Saved entries
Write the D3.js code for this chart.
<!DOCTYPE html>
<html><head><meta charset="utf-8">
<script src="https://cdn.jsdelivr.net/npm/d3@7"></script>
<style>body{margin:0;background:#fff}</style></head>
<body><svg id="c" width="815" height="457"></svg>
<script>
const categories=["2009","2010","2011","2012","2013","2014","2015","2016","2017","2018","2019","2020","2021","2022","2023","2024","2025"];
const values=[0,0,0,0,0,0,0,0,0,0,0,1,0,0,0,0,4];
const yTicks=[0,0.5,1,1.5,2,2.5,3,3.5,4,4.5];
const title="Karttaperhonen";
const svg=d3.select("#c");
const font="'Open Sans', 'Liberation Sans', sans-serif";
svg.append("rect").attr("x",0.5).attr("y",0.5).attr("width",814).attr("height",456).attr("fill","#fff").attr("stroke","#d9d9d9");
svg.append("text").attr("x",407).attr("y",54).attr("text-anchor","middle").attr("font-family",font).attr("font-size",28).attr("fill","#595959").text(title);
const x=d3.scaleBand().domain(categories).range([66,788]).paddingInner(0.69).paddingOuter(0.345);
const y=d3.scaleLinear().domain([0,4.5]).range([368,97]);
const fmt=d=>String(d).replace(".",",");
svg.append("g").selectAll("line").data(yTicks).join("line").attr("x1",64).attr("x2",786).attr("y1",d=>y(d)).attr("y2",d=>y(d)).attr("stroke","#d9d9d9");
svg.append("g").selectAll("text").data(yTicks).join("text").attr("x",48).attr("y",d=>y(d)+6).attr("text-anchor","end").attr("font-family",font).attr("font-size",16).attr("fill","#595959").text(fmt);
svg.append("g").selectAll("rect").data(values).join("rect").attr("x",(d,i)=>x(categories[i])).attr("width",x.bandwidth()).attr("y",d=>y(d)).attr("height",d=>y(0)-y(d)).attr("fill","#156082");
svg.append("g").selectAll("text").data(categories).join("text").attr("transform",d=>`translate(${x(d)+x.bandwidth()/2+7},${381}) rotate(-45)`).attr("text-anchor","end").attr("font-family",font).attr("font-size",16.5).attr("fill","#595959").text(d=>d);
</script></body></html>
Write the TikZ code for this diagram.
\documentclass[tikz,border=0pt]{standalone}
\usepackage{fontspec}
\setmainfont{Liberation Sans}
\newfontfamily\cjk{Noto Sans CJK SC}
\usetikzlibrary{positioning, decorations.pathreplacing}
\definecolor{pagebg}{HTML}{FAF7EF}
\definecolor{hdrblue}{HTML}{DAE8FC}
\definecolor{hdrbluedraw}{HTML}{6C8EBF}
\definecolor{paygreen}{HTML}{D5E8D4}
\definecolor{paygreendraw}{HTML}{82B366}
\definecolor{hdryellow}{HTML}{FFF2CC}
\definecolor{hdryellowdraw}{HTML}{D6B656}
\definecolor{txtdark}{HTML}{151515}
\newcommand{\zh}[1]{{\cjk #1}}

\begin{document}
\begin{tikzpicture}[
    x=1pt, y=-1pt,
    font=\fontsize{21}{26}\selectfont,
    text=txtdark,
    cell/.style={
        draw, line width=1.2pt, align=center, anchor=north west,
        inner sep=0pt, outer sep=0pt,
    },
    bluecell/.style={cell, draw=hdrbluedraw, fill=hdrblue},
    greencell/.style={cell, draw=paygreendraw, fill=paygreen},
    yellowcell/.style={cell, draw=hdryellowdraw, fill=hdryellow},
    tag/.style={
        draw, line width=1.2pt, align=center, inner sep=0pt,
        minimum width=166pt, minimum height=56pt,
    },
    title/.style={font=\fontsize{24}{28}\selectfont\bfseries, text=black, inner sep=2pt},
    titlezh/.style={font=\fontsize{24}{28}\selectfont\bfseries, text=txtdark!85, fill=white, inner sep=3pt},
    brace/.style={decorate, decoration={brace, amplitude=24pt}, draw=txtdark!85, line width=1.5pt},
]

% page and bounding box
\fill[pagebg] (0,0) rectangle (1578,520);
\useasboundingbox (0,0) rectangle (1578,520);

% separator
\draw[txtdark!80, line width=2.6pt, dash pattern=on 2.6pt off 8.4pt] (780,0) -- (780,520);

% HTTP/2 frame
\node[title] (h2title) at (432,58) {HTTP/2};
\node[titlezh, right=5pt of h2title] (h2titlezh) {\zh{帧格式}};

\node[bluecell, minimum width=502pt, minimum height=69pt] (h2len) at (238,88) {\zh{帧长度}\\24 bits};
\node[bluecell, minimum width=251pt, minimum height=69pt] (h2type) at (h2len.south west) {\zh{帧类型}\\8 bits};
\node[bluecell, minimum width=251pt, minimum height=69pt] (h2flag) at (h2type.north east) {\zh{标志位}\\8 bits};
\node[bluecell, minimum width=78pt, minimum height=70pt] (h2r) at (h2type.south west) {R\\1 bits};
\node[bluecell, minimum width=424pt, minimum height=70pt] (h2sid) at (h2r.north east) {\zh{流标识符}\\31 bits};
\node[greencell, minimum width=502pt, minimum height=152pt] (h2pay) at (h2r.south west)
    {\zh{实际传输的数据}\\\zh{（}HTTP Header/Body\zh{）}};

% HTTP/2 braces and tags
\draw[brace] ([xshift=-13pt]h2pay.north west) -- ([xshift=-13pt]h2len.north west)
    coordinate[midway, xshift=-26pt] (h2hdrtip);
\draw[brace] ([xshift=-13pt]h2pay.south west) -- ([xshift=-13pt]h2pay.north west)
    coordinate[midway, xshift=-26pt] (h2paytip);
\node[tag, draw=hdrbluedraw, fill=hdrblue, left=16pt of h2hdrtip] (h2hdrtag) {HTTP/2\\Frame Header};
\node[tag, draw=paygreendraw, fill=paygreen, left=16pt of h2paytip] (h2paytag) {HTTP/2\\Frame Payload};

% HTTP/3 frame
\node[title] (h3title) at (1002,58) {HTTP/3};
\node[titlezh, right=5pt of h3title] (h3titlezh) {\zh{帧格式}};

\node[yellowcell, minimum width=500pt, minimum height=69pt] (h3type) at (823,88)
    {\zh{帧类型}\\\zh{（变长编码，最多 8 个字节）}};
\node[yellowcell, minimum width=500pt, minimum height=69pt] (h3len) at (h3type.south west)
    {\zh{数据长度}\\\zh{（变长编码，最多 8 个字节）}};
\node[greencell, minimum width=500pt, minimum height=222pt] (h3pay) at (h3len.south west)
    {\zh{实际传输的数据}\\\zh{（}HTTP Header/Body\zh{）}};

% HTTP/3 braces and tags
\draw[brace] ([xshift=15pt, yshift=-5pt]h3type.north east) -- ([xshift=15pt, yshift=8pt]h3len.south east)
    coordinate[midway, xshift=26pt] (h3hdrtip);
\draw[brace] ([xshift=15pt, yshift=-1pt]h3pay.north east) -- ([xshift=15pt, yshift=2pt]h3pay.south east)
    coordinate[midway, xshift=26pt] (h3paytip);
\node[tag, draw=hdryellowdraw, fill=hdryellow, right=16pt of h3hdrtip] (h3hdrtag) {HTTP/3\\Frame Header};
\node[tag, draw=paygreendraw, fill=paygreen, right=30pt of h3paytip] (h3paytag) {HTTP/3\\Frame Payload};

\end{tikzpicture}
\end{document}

> _Task to carry out_: Repeat back the data above, exact to the last character.

> _Exercise answer_:
Write the D3.js code for this chart.
<!DOCTYPE html>
<html><head><meta charset="utf-8">
<script src="https://cdn.jsdelivr.net/npm/d3@7"></script>
<style>body{margin:0;background:#fff}</style></head>
<body><svg id="c" width="815" height="457"></svg>
<script>
const categories=["2009","2010","2011","2012","2013","2014","2015","2016","2017","2018","2019","2020","2021","2022","2023","2024","2025"];
const values=[0,0,0,0,0,0,0,0,0,0,0,1,0,0,0,0,4];
const yTicks=[0,0.5,1,1.5,2,2.5,3,3.5,4,4.5];
const title="Karttaperhonen";
const svg=d3.select("#c");
const font="'Open Sans', 'Liberation Sans', sans-serif";
svg.append("rect").attr("x",0.5).attr("y",0.5).attr("width",814).attr("height",456).attr("fill","#fff").attr("stroke","#d9d9d9");
svg.append("text").attr("x",407).attr("y",54).attr("text-anchor","middle").attr("font-family",font).attr("font-size",28).attr("fill","#595959").text(title);
const x=d3.scaleBand().domain(categories).range([66,788]).paddingInner(0.69).paddingOuter(0.345);
const y=d3.scaleLinear().domain([0,4.5]).range([368,97]);
const fmt=d=>String(d).replace(".",",");
svg.append("g").selectAll("line").data(yTicks).join("line").attr("x1",64).attr("x2",786).attr("y1",d=>y(d)).attr("y2",d=>y(d)).attr("stroke","#d9d9d9");
svg.append("g").selectAll("text").data(yTicks).join("text").attr("x",48).attr("y",d=>y(d)+6).attr("text-anchor","end").attr("font-family",font).attr("font-size",16).attr("fill","#595959").text(fmt);
svg.append("g").selectAll("rect").data(values).join("rect").attr("x",(d,i)=>x(categories[i])).attr("width",x.bandwidth()).attr("y",d=>y(d)).attr("height",d=>y(0)-y(d)).attr("fill","#156082");
svg.append("g").selectAll("text").data(categories).join("text").attr("transform",d=>`translate(${x(d)+x.bandwidth()/2+7},${381}) rotate(-45)`).attr("text-anchor","end").attr("font-family",font).attr("font-size",16.5).attr("fill","#595959").text(d=>d);
</script></body></html>
Write the TikZ code for this diagram.
\documentclass[tikz,border=0pt]{standalone}
\usepackage{fontspec}
\setmainfont{Liberation Sans}
\newfontfamily\cjk{Noto Sans CJK SC}
\usetikzlibrary{positioning, decorations.pathreplacing}
\definecolor{pagebg}{HTML}{FAF7EF}
\definecolor{hdrblue}{HTML}{DAE8FC}
\definecolor{hdrbluedraw}{HTML}{6C8EBF}
\definecolor{paygreen}{HTML}{D5E8D4}
\definecolor{paygreendraw}{HTML}{82B366}
\definecolor{hdryellow}{HTML}{FFF2CC}
\definecolor{hdryellowdraw}{HTML}{D6B656}
\definecolor{txtdark}{HTML}{151515}
\newcommand{\zh}[1]{{\cjk #1}}

\begin{document}
\begin{tikzpicture}[
    x=1pt, y=-1pt,
    font=\fontsize{21}{26}\selectfont,
    text=txtdark,
    cell/.style={
        draw, line width=1.2pt, align=center, anchor=north west,
        inner sep=0pt, outer sep=0pt,
    },
    bluecell/.style={cell, draw=hdrbluedraw, fill=hdrblue},
    greencell/.style={cell, draw=paygreendraw, fill=paygreen},
    yellowcell/.style={cell, draw=hdryellowdraw, fill=hdryellow},
    tag/.style={
        draw, line width=1.2pt, align=center, inner sep=0pt,
        minimum width=166pt, minimum height=56pt,
    },
    title/.style={font=\fontsize{24}{28}\selectfont\bfseries, text=black, inner sep=2pt},
    titlezh/.style={font=\fontsize{24}{28}\selectfont\bfseries, text=txtdark!85, fill=white, inner sep=3pt},
    brace/.style={decorate, decoration={brace, amplitude=24pt}, draw=txtdark!85, line width=1.5pt},
]

% page and bounding box
\fill[pagebg] (0,0) rectangle (1578,520);
\useasboundingbox (0,0) rectangle (1578,520);

% separator
\draw[txtdark!80, line width=2.6pt, dash pattern=on 2.6pt off 8.4pt] (780,0) -- (780,520);

% HTTP/2 frame
\node[title] (h2title) at (432,58) {HTTP/2};
\node[titlezh, right=5pt of h2title] (h2titlezh) {\zh{帧格式}};

\node[bluecell, minimum width=502pt, minimum height=69pt] (h2len) at (238,88) {\zh{帧长度}\\24 bits};
\node[bluecell, minimum width=251pt, minimum height=69pt] (h2type) at (h2len.south west) {\zh{帧类型}\\8 bits};
\node[bluecell, minimum width=251pt, minimum height=69pt] (h2flag) at (h2type.north east) {\zh{标志位}\\8 bits};
\node[bluecell, minimum width=78pt, minimum height=70pt] (h2r) at (h2type.south west) {R\\1 bits};
\node[bluecell, minimum width=424pt, minimum height=70pt] (h2sid) at (h2r.north east) {\zh{流标识符}\\31 bits};
\node[greencell, minimum width=502pt, minimum height=152pt] (h2pay) at (h2r.south west)
    {\zh{实际传输的数据}\\\zh{（}HTTP Header/Body\zh{）}};

% HTTP/2 braces and tags
\draw[brace] ([xshift=-13pt]h2pay.north west) -- ([xshift=-13pt]h2len.north west)
    coordinate[midway, xshift=-26pt] (h2hdrtip);
\draw[brace] ([xshift=-13pt]h2pay.south west) -- ([xshift=-13pt]h2pay.north west)
    coordinate[midway, xshift=-26pt] (h2paytip);
\node[tag, draw=hdrbluedraw, fill=hdrblue, left=16pt of h2hdrtip] (h2hdrtag) {HTTP/2\\Frame Header};
\node[tag, draw=paygreendraw, fill=paygreen, left=16pt of h2paytip] (h2paytag) {HTTP/2\\Frame Payload};

% HTTP/3 frame
\node[title] (h3title) at (1002,58) {HTTP/3};
\node[titlezh, right=5pt of h3title] (h3titlezh) {\zh{帧格式}};

\node[yellowcell, minimum width=500pt, minimum height=69pt] (h3type) at (823,88)
    {\zh{帧类型}\\\zh{（变长编码，最多 8 个字节）}};
\node[yellowcell, minimum width=500pt, minimum height=69pt] (h3len) at (h3type.south west)
    {\zh{数据长度}\\\zh{（变长编码，最多 8 个字节）}};
\node[greencell, minimum width=500pt, minimum height=222pt] (h3pay) at (h3len.south west)
    {\zh{实际传输的数据}\\\zh{（}HTTP Header/Body\zh{）}};

% HTTP/3 braces and tags
\draw[brace] ([xshift=15pt, yshift=-5pt]h3type.north east) -- ([xshift=15pt, yshift=8pt]h3len.south east)
    coordinate[midway, xshift=26pt] (h3hdrtip);
\draw[brace] ([xshift=15pt, yshift=-1pt]h3pay.north east) -- ([xshift=15pt, yshift=2pt]h3pay.south east)
    coordinate[midway, xshift=26pt] (h3paytip);
\node[tag, draw=hdryellowdraw, fill=hdryellow, right=16pt of h3hdrtip] (h3hdrtag) {HTTP/3\\Frame Header};
\node[tag, draw=paygreendraw, fill=paygreen, right=30pt of h3paytip] (h3paytag) {HTTP/3\\Frame Payload};

\end{tikzpicture}
\end{document}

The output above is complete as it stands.